● **Task to carry out**
Quote all of the data exactly as given. Skip every picture it contains.

● **Given information**

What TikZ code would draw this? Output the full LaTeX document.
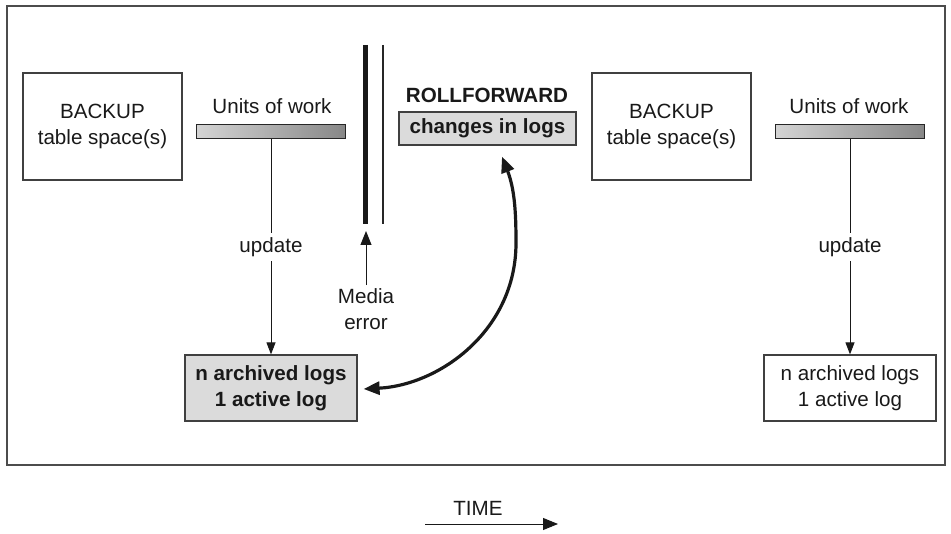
\documentclass[tikz,border=0pt]{standalone}
\usepackage{fontspec}
\setmainfont{Liberation Sans}
\usetikzlibrary{positioning,arrows.meta,calc}

\begin{document}
\begin{tikzpicture}[x=1pt,y=-1pt,
      >={Triangle[length=12pt,width=9pt]},
      every node/.style={font=\fontsize{20.6}{26}\selectfont,text=black!90},
      bold/.style={font=\fontsize{20.6}{26}\selectfont\bfseries},
      box/.style={draw=black!75,line width=1.2pt,minimum width=159pt,
        minimum height=107pt,align=center,inner sep=0pt},
      logbox/.style={draw=black!75,line width=1.2pt,minimum width=172pt,
        minimum height=66pt,align=center,inner sep=0pt},
      bar/.style={draw=black!85,line width=1pt,minimum width=149pt,
        minimum height=14pt,inner sep=0pt,left color=black!17,right color=black!47},
      flow/.style={draw=black!90,line width=1pt,->},
      curve/.style={draw=black!90,line width=3.2pt,
        {Triangle[length=16pt,width=13pt]}-{Triangle[length=16pt,width=13pt]}}
    ]
    \useasboundingbox (0,0) rectangle (951,534);
    \draw[black!70,line width=1.2pt] (7,6) rectangle (945,465);

    % first backup cycle
    \node[box] (bk1) at (102.5,126.5) {BACKUP\\table space(s)};
    \node (uw1) at (272,106) {Units of work};
    \node[bar] (bar1) at (271,132) {};
    \node[logbox,bold,fill=black!14] (logs1) at (271,388)
      {n archived logs\\1 active log};
    \draw[flow] (bar1) -- node[fill=white,inner sep=4pt] (upd1) {update} (logs1);

    % media failure
    \draw[black!90,line width=5pt] (365,45) -- (365,224);
    \draw[black!85,line width=1.5pt] (383,45) -- (383,224);
    \coordinate (crash) at (366,231);
    \node[align=center,inner sep=3pt] (media) at (366,309) {Media\\error};
    \draw[flow,>={Triangle[length=14pt,width=11pt]}] (media) -- (crash);

    % rollforward
    \node[bold] (roll) at (487,95) {ROLLFORWARD};
    \node[bold,draw=black!75,line width=1.2pt,fill=black!14,inner sep=0pt,
      minimum width=177pt,minimum height=33pt] (chg) at (487.5,128.5)
      {changes in logs};
    \draw[curve] ($(chg.south)+(14.5,11)$) .. controls (515,190) and (516,215)
      .. (516,243) .. controls (516,330) and (440,385) .. ($(logs1.east)+(6,1)$);

    % second backup cycle
    \node[box] (bk2) at (671.5,126.5) {BACKUP\\table space(s)};
    \node (uw2) at (849,106) {Units of work};
    \node[bar] (bar2) at (850,132) {};
    \node[logbox] (logs2) at (850,388) {n archived logs\\1 active log};
    \draw[flow] (bar2) -- node[fill=white,inner sep=4pt] (upd2) {update} (logs2);

    % time axis
    \node (time) at (478,508) {TIME};
    \coordinate (t0) at (425,524);
    \coordinate (t1) at (558,524);
    \draw[flow,>={Triangle[length=15pt,width=12pt]}] (t0) -- (t1);
  \end{tikzpicture}
\end{document}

● **Complete response**
What TikZ code would draw this? Output the full LaTeX document.
\documentclass[tikz,border=0pt]{standalone}
\usepackage{fontspec}
\setmainfont{Liberation Sans}
\usetikzlibrary{positioning,arrows.meta,calc}

\begin{document}
\begin{tikzpicture}[x=1pt,y=-1pt,
      >={Triangle[length=12pt,width=9pt]},
      every node/.style={font=\fontsize{20.6}{26}\selectfont,text=black!90},
      bold/.style={font=\fontsize{20.6}{26}\selectfont\bfseries},
      box/.style={draw=black!75,line width=1.2pt,minimum width=159pt,
        minimum height=107pt,align=center,inner sep=0pt},
      logbox/.style={draw=black!75,line width=1.2pt,minimum width=172pt,
        minimum height=66pt,align=center,inner sep=0pt},
      bar/.style={draw=black!85,line width=1pt,minimum width=149pt,
        minimum height=14pt,inner sep=0pt,left color=black!17,right color=black!47},
      flow/.style={draw=black!90,line width=1pt,->},
      curve/.style={draw=black!90,line width=3.2pt,
        {Triangle[length=16pt,width=13pt]}-{Triangle[length=16pt,width=13pt]}}
    ]
    \useasboundingbox (0,0) rectangle (951,534);
    \draw[black!70,line width=1.2pt] (7,6) rectangle (945,465);

    % first backup cycle
    \node[box] (bk1) at (102.5,126.5) {BACKUP\\table space(s)};
    \node (uw1) at (272,106) {Units of work};
    \node[bar] (bar1) at (271,132) {};
    \node[logbox,bold,fill=black!14] (logs1) at (271,388)
      {n archived logs\\1 active log};
    \draw[flow] (bar1) -- node[fill=white,inner sep=4pt] (upd1) {update} (logs1);

    % media failure
    \draw[black!90,line width=5pt] (365,45) -- (365,224);
    \draw[black!85,line width=1.5pt] (383,45) -- (383,224);
    \coordinate (crash) at (366,231);
    \node[align=center,inner sep=3pt] (media) at (366,309) {Media\\error};
    \draw[flow,>={Triangle[length=14pt,width=11pt]}] (media) -- (crash);

    % rollforward
    \node[bold] (roll) at (487,95) {ROLLFORWARD};
    \node[bold,draw=black!75,line width=1.2pt,fill=black!14,inner sep=0pt,
      minimum width=177pt,minimum height=33pt] (chg) at (487.5,128.5)
      {changes in logs};
    \draw[curve] ($(chg.south)+(14.5,11)$) .. controls (515,190) and (516,215)
      .. (516,243) .. controls (516,330) and (440,385) .. ($(logs1.east)+(6,1)$);

    % second backup cycle
    \node[box] (bk2) at (671.5,126.5) {BACKUP\\table space(s)};
    \node (uw2) at (849,106) {Units of work};
    \node[bar] (bar2) at (850,132) {};
    \node[logbox] (logs2) at (850,388) {n archived logs\\1 active log};
    \draw[flow] (bar2) -- node[fill=white,inner sep=4pt] (upd2) {update} (logs2);

    % time axis
    \node (time) at (478,508) {TIME};
    \coordinate (t0) at (425,524);
    \coordinate (t1) at (558,524);
    \draw[flow,>={Triangle[length=15pt,width=12pt]}] (t0) -- (t1);
  \end{tikzpicture}
\end{document}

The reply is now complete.